#### TASK MATERIAL ####
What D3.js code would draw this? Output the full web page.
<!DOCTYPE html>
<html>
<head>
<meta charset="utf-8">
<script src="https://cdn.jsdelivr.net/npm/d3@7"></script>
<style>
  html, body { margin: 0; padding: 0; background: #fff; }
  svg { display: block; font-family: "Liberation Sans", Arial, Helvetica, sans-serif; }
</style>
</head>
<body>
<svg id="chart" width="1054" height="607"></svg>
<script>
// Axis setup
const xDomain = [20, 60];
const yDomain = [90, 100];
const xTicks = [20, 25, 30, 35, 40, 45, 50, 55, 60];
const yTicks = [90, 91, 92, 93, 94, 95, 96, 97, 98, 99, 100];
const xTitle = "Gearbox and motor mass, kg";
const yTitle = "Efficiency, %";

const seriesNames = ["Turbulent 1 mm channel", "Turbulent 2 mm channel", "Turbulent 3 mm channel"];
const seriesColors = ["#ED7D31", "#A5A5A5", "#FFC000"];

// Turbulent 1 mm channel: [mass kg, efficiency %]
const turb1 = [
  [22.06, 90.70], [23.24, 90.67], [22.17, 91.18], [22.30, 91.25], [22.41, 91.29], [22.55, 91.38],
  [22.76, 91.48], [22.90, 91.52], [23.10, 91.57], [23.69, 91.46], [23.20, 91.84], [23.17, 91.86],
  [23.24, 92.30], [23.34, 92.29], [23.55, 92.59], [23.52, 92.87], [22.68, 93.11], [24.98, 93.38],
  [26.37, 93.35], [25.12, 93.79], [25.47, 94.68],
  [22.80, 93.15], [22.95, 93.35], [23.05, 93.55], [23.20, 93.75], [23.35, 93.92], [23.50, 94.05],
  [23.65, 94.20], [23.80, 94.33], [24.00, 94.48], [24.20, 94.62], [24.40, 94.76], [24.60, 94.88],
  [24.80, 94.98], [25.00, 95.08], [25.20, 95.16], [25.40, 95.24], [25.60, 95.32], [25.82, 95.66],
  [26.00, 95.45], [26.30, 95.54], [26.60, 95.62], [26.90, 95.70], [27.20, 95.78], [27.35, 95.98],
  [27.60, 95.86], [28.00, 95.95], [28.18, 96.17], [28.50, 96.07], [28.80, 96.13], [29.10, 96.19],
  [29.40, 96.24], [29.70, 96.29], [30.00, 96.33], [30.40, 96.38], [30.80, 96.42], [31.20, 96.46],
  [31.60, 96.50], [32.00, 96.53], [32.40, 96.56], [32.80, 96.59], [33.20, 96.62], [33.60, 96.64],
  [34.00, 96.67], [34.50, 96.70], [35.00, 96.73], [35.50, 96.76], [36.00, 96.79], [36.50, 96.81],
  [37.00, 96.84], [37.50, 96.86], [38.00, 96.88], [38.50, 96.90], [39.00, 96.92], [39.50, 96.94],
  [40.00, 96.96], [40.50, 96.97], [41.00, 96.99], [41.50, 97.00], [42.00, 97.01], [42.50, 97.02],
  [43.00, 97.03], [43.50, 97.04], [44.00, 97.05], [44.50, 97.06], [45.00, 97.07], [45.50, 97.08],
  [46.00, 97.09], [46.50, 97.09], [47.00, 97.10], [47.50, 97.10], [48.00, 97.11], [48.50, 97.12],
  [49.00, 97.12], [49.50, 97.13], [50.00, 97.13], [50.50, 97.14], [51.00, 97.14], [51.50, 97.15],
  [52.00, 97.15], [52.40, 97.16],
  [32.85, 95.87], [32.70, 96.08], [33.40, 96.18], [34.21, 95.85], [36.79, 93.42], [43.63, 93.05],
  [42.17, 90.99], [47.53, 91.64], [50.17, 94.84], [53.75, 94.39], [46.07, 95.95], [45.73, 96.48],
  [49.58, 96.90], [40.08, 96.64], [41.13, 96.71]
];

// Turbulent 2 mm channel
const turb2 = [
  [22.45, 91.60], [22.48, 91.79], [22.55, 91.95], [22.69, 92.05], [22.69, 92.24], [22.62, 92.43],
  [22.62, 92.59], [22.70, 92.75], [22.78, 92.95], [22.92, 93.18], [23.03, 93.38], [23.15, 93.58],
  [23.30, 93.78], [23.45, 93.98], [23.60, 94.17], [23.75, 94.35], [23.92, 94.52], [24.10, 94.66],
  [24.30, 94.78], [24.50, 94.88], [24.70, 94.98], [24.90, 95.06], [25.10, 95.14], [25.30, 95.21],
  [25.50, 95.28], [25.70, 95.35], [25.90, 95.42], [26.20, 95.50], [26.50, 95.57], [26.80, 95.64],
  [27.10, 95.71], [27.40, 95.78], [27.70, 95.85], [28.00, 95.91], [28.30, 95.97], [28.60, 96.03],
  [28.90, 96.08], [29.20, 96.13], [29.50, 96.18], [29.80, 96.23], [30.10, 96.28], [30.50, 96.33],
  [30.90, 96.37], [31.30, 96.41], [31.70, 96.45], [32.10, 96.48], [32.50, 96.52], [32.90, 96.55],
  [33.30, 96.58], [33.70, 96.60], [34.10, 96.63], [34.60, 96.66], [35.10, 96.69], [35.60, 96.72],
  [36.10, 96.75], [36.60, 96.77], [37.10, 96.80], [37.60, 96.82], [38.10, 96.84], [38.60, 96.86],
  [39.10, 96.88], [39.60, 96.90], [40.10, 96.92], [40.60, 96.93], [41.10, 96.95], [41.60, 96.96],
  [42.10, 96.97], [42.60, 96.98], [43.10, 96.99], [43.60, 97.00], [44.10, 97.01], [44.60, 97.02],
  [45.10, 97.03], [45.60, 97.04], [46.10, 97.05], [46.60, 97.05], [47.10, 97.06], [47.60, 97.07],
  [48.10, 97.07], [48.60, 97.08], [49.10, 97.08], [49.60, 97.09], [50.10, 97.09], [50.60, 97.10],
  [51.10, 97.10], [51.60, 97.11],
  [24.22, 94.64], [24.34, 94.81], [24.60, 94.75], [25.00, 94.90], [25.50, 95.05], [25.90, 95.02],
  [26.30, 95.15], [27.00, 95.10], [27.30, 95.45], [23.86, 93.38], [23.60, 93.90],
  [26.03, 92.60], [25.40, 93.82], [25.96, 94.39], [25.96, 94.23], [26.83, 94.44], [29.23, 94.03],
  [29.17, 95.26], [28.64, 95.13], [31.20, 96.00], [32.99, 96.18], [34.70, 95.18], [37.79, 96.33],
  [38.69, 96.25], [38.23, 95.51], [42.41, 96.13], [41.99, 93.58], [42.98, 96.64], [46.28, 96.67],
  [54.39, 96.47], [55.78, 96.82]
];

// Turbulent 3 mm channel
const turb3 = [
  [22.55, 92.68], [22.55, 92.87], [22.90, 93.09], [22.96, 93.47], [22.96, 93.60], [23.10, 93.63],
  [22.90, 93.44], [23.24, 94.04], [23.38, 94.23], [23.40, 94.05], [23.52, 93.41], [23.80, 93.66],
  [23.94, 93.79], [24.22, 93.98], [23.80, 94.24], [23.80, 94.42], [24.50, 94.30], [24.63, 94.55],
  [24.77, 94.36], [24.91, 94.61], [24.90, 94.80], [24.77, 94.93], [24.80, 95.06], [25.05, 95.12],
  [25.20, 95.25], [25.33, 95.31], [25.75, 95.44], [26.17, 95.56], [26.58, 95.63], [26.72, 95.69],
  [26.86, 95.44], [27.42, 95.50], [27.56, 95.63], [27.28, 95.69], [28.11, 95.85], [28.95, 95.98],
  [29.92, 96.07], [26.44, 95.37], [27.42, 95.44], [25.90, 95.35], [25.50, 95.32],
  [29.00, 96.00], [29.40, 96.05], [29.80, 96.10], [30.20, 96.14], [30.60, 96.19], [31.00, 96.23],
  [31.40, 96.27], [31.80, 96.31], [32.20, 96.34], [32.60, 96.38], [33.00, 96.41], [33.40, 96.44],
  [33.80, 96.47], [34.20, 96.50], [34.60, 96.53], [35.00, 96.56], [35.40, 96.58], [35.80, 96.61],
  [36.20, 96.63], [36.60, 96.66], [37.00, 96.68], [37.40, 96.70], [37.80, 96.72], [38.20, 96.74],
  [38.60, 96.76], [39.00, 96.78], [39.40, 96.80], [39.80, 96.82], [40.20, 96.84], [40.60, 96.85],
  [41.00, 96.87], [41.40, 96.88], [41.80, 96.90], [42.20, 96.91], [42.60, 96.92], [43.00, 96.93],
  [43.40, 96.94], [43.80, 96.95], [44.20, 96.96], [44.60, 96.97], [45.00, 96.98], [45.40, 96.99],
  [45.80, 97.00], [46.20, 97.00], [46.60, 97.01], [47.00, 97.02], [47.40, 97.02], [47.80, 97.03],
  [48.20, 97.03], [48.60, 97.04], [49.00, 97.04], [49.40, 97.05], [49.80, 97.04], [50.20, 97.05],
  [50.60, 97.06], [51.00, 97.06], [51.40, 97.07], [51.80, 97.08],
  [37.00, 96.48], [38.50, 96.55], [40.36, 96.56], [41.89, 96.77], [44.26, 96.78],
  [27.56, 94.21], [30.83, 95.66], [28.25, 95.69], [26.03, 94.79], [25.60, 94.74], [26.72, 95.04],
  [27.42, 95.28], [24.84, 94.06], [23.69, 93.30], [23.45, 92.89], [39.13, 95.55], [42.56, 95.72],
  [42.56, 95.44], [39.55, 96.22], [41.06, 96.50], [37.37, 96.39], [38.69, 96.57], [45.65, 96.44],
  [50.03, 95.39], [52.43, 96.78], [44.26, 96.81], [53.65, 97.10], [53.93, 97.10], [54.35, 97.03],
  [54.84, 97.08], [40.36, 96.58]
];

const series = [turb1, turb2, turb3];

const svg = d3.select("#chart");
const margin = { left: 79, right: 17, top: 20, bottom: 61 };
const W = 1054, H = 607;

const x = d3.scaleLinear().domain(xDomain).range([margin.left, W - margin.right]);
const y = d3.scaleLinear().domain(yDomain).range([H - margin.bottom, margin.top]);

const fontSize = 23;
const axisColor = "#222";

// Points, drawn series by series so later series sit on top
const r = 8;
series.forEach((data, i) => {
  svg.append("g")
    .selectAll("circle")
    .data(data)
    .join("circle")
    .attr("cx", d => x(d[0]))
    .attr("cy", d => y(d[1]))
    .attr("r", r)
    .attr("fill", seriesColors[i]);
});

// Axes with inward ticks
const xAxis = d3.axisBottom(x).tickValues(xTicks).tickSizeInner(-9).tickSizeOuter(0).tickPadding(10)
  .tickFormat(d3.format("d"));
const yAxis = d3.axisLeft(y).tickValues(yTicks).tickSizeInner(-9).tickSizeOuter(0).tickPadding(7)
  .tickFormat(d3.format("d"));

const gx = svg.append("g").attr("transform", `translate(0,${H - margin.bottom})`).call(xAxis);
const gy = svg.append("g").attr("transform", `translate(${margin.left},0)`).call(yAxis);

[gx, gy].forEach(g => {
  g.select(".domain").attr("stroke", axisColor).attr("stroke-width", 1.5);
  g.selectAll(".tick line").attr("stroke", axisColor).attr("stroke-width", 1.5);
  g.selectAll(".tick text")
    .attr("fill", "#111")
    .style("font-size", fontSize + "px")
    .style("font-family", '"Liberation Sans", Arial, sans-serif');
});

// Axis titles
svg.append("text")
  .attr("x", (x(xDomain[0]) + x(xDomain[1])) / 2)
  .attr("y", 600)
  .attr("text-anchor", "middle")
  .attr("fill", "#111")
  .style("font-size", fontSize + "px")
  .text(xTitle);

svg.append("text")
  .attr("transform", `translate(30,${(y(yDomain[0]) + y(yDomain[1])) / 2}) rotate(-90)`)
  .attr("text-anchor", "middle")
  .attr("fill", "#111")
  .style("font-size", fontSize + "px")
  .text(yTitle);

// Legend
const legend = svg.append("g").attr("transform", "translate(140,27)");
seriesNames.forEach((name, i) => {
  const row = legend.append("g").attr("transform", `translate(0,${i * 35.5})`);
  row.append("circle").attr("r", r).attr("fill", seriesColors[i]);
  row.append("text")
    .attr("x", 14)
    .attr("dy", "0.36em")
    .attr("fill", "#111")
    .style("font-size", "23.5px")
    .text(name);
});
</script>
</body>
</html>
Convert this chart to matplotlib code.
####
> THE REQUEST:
The string "this" may appear in lines of the listing above; tally those lines and give the number only.

> THE OUTPUT:
2